What you need to do :: Write out the opening lines of the data word for word, up to and including the line with "74.3, 70.6, 61.5];", and leave every picture and every later line out.

Given data ::
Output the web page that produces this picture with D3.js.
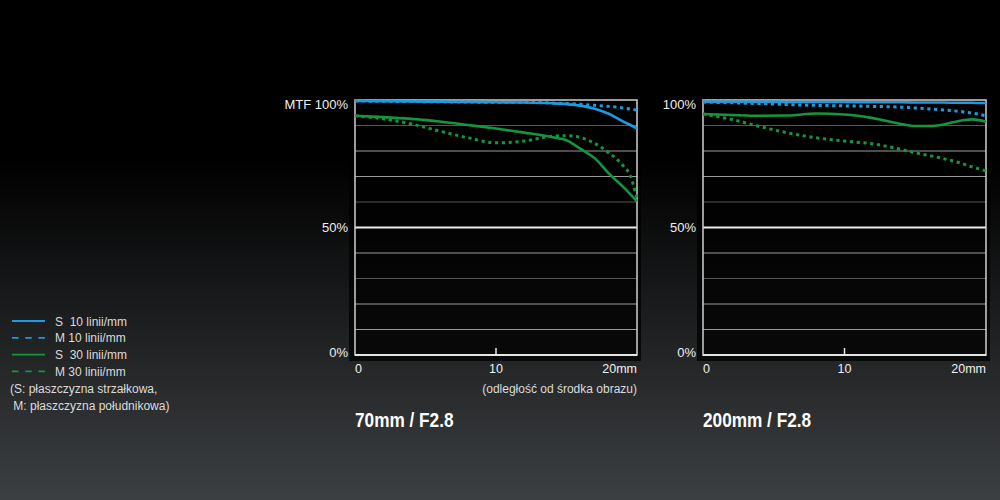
<!DOCTYPE html>
<html>
<head>
<meta charset="utf-8">
<script src="https://cdn.jsdelivr.net/npm/d3@7"></script>
<style>
  html, body { margin: 0; padding: 0; background: #000; }
  svg { display: block; }
  text { font-family: "Liberation Sans", Arial, sans-serif; }
</style>
</head>
<body>
<div id="chart-area"></div>
<script>
// Data: distance from image centre (mm) and MTF values (%)
const positions = [0, 2, 4, 6, 8, 10, 12, 14, 15, 16, 17, 18, 19, 19.5, 20];

const wide_S10 = [99.6, 99.5, 99.4, 99.3, 99.2, 99.1, 99.0, 98.7, 98.4, 97.8, 96.6, 94.6, 91.6, 90.3, 88.8];
const wide_M10 = [99.6, 99.5, 99.4, 99.3, 99.2, 99.1, 99.1, 98.8, 98.6, 98.3, 97.9, 97.5, 96.9, 96.5, 96.0];
const wide_S30 = [93.8, 93.3, 92.6, 91.6, 90.2, 88.8, 87.2, 85.4, 84.2, 80.8, 77.2, 71.2, 66.0, 63.2, 60.3];
const wide_M30 = [93.8, 92.6, 90.6, 87.8, 85.2, 83.2, 83.9, 85.8, 86.0, 85.3, 83.0, 79.3, 74.3, 70.6, 61.5];

const tele_S10 = [99.3, 99.3, 99.3, 99.2, 99.2, 99.2, 99.1, 99.1, 99.0, 99.0, 99.0, 98.9, 98.9, 98.8, 98.8];
const tele_M10 = [99.2, 98.9, 98.6, 98.2, 97.9, 97.7, 97.5, 97.2, 96.9, 96.5, 96.1, 95.6, 94.9, 94.4, 93.8];
const tele_S30 = [94.5, 94.1, 93.8, 93.9, 94.7, 94.3, 92.9, 90.6, 89.8, 89.8, 90.4, 91.7, 92.4, 92.1, 91.5];
const tele_M30 = [94.5, 92.4, 89.6, 87.1, 85.2, 83.9, 82.8, 80.6, 79.3, 78.2, 77.0, 75.6, 73.8, 73.0, 72.2];

const gridValues = [10, 20, 30, 40, 50, 60, 70, 80, 90];
const yTickValues = [0, 50, 100];
const xTickValues = [0, 10, 20];
const xTickLabels = ["0", "10", "20mm"];

const legendLabels = ["S  10 linii/mm", "M 10 linii/mm", "S  30 linii/mm", "M 30 linii/mm"];
const legendNotes = ["(S: płaszczyzna strzałkowa,", " M: płaszczyzna południkowa)"];

// Colours
const COLORS = {
  blue: "#1b9be2",
  green: "#14973c",
  gridLight: "#9a9a9a",
  gridDark: "#555",
  gridMid: "#ececec",
  frame: "#d0d0d0",
  text: "#f0f0f0",
  legendText: "#dcdcdc",
};

// Series styles (drawn back to front)
const SERIES = [
  { key: "M30", color: COLORS.green, dotted: true },
  { key: "S30", color: COLORS.green, dotted: false },
  { key: "M10", color: COLORS.blue, dotted: true },
  { key: "S10", color: COLORS.blue, dotted: false },
];

const CHARTS = [
  {
    left: 355, top: 100, width: 282, height: 255,
    title: "70mm / F2.8", topLabel: "MTF 100%", showNote: true,
    series: { S10: wide_S10, M10: wide_M10, S30: wide_S30, M30: wide_M30 },
  },
  {
    left: 703, top: 100, width: 283, height: 255,
    title: "200mm / F2.8", topLabel: "100%", showNote: false,
    series: { S10: tele_S10, M10: tele_M10, S30: tele_S30, M30: tele_M30 },
  },
];

const W = 1000, H = 500;

const svg = d3.select("#chart-area").append("svg")
  .attr("width", W)
  .attr("height", H);

// Background gradient
const defs = svg.append("defs");
const grad = defs.append("linearGradient")
  .attr("id", "bg")
  .attr("x1", 0).attr("y1", 0).attr("x2", 0).attr("y2", 1);
grad.append("stop").attr("offset", "0%").attr("stop-color", "#000");
grad.append("stop").attr("offset", "32%").attr("stop-color", "#000");
grad.append("stop").attr("offset", "100%").attr("stop-color", "#3c3f42");

svg.append("rect")
  .attr("width", W)
  .attr("height", H)
  .attr("fill", "url(#bg)");

CHARTS.forEach(drawChart);
drawLegend();

/**
 * Draws one MTF panel
 */
function drawChart(cfg) {
  const x = d3.scaleLinear().domain([0, 20]).range([0, cfg.width]);
  const y = d3.scaleLinear().domain([0, 100]).range([cfg.height, 0]);

  const g = svg.append("g")
    .attr("transform", `translate(${cfg.left}, ${cfg.top})`);

  // dark panel behind the plot
  g.append("rect")
    .attr("x", -6)
    .attr("y", -6)
    .attr("width", cfg.width + 10)
    .attr("height", cfg.height + 12)
    .attr("fill", "#000")
    .attr("opacity", 0.75);

  // grid lines
  g.selectAll(".grid")
    .data(gridValues)
    .enter()
    .append("line")
    .attr("class", "grid")
    .attr("x1", 0)
    .attr("x2", cfg.width)
    .attr("y1", (d) => y(d))
    .attr("y2", (d) => y(d))
    .attr("stroke", (d) => d === 50 ? COLORS.gridMid : (d % 30 === 0 ? COLORS.gridDark : COLORS.gridLight))
    .attr("stroke-width", (d) => d === 50 ? 2 : 1.2);

  // frame
  g.append("rect")
    .attr("x", 0)
    .attr("y", 0)
    .attr("width", cfg.width)
    .attr("height", cfg.height)
    .attr("fill", "none")
    .attr("stroke", COLORS.frame)
    .attr("stroke-width", 1.5);

  g.append("line")
    .attr("x1", 0).attr("x2", cfg.width)
    .attr("y1", cfg.height).attr("y2", cfg.height)
    .attr("stroke", "#e6e6e6")
    .attr("stroke-width", 2);

  // mid tick at 10mm
  g.append("line")
    .attr("x1", x(10)).attr("x2", x(10))
    .attr("y1", cfg.height).attr("y2", cfg.height - 7)
    .attr("stroke", "#e6e6e6")
    .attr("stroke-width", 1.5);

  // curves
  const line = d3.line()
    .x((d, i) => x(positions[i]))
    .y((d) => y(d))
    .curve(d3.curveMonotoneX);

  SERIES.forEach((s) => {
    g.append("path")
      .datum(cfg.series[s.key])
      .attr("d", line)
      .attr("fill", "none")
      .attr("stroke", s.color)
      .attr("stroke-width", s.dotted ? 3 : 2.6)
      .attr("stroke-dasharray", s.dotted ? "3.2,3.6" : null);
  });

  // y labels
  g.selectAll(".ylabel")
    .data(yTickValues)
    .enter()
    .append("text")
    .attr("class", "ylabel")
    .attr("x", -7)
    .attr("y", (d) => y(d) + (d === 100 ? 9 : d === 0 ? 2 : 4))
    .attr("text-anchor", "end")
    .attr("fill", COLORS.text)
    .style("font-size", "13px")
    .text((d) => d === 100 ? cfg.topLabel : d + "%");

  // x labels
  g.selectAll(".xlabel")
    .data(xTickValues)
    .enter()
    .append("text")
    .attr("class", "xlabel")
    .attr("x", (d) => x(d))
    .attr("y", cfg.height + 18)
    .attr("text-anchor", (d, i) => i === 0 ? "start" : (i === xTickValues.length - 1 ? "end" : "middle"))
    .attr("fill", COLORS.text)
    .style("font-size", "12.5px")
    .text((d, i) => xTickLabels[i]);

  if (cfg.showNote) {
    g.append("text")
      .attr("x", cfg.width)
      .attr("y", cfg.height + 38)
      .attr("text-anchor", "end")
      .attr("fill", COLORS.legendText)
      .style("font-size", "12px")
      .text("(odległość od środka obrazu)");
  }

  // title (condensed bold look: squeeze horizontally)
  g.append("text")
    .attr("transform", `translate(0, ${cfg.height + 72}) scale(0.82, 1)`)
    .attr("fill", "#fff")
    .style("font-weight", "bold")
    .style("font-size", "21px")
    .text(cfg.title);
}

/**
 * Legend on the left side
 */
function drawLegend() {
  const lg = svg.append("g").attr("transform", "translate(12, 321)");
  const legendSeries = [SERIES[3], SERIES[2], SERIES[1], SERIES[0]];

  const items = lg.selectAll(".item")
    .data(legendLabels)
    .enter()
    .append("g")
    .attr("class", "item")
    .attr("transform", (d, i) => `translate(0, ${i * 16.8})`);

  items.append("line")
    .attr("x1", 0).attr("x2", 33)
    .attr("y1", 0).attr("y2", 0)
    .attr("stroke", (d, i) => legendSeries[i].color)
    .attr("stroke-width", 1.8)
    .attr("stroke-dasharray", (d, i) => legendSeries[i].dotted ? "6.5,6.7" : null);

  items.append("text")
    .attr("x", 43)
    .attr("y", 4.5)
    .attr("fill", COLORS.legendText)
    .style("font-size", "12px")
    .attr("xml:space", "preserve")
    .text((d) => d);

  lg.selectAll(".note")
    .data(legendNotes)
    .enter()
    .append("text")
    .attr("class", "note")
    .attr("x", -2)
    .attr("y", (d, i) => 72 + i * 17)
    .attr("fill", COLORS.legendText)
    .style("font-size", "12px")
    .attr("xml:space", "preserve")
    .text((d) => d);
}
</script>
</body>
</html>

Finished task ::
Output the web page that produces this picture with D3.js.
<!DOCTYPE html>
<html>
<head>
<meta charset="utf-8">
<script src="https://cdn.jsdelivr.net/npm/d3@7"></script>
<style>
  html, body { margin: 0; padding: 0; background: #000; }
  svg { display: block; }
  text { font-family: "Liberation Sans", Arial, sans-serif; }
</style>
</head>
<body>
<div id="chart-area"></div>
<script>
// Data: distance from image centre (mm) and MTF values (%)
const positions = [0, 2, 4, 6, 8, 10, 12, 14, 15, 16, 17, 18, 19, 19.5, 20];

const wide_S10 = [99.6, 99.5, 99.4, 99.3, 99.2, 99.1, 99.0, 98.7, 98.4, 97.8, 96.6, 94.6, 91.6, 90.3, 88.8];
const wide_M10 = [99.6, 99.5, 99.4, 99.3, 99.2, 99.1, 99.1, 98.8, 98.6, 98.3, 97.9, 97.5, 96.9, 96.5, 96.0];
const wide_S30 = [93.8, 93.3, 92.6, 91.6, 90.2, 88.8, 87.2, 85.4, 84.2, 80.8, 77.2, 71.2, 66.0, 63.2, 60.3];
const wide_M30 = [93.8, 92.6, 90.6, 87.8, 85.2, 83.2, 83.9, 85.8, 86.0, 85.3, 83.0, 79.3, 74.3, 70.6, 61.5];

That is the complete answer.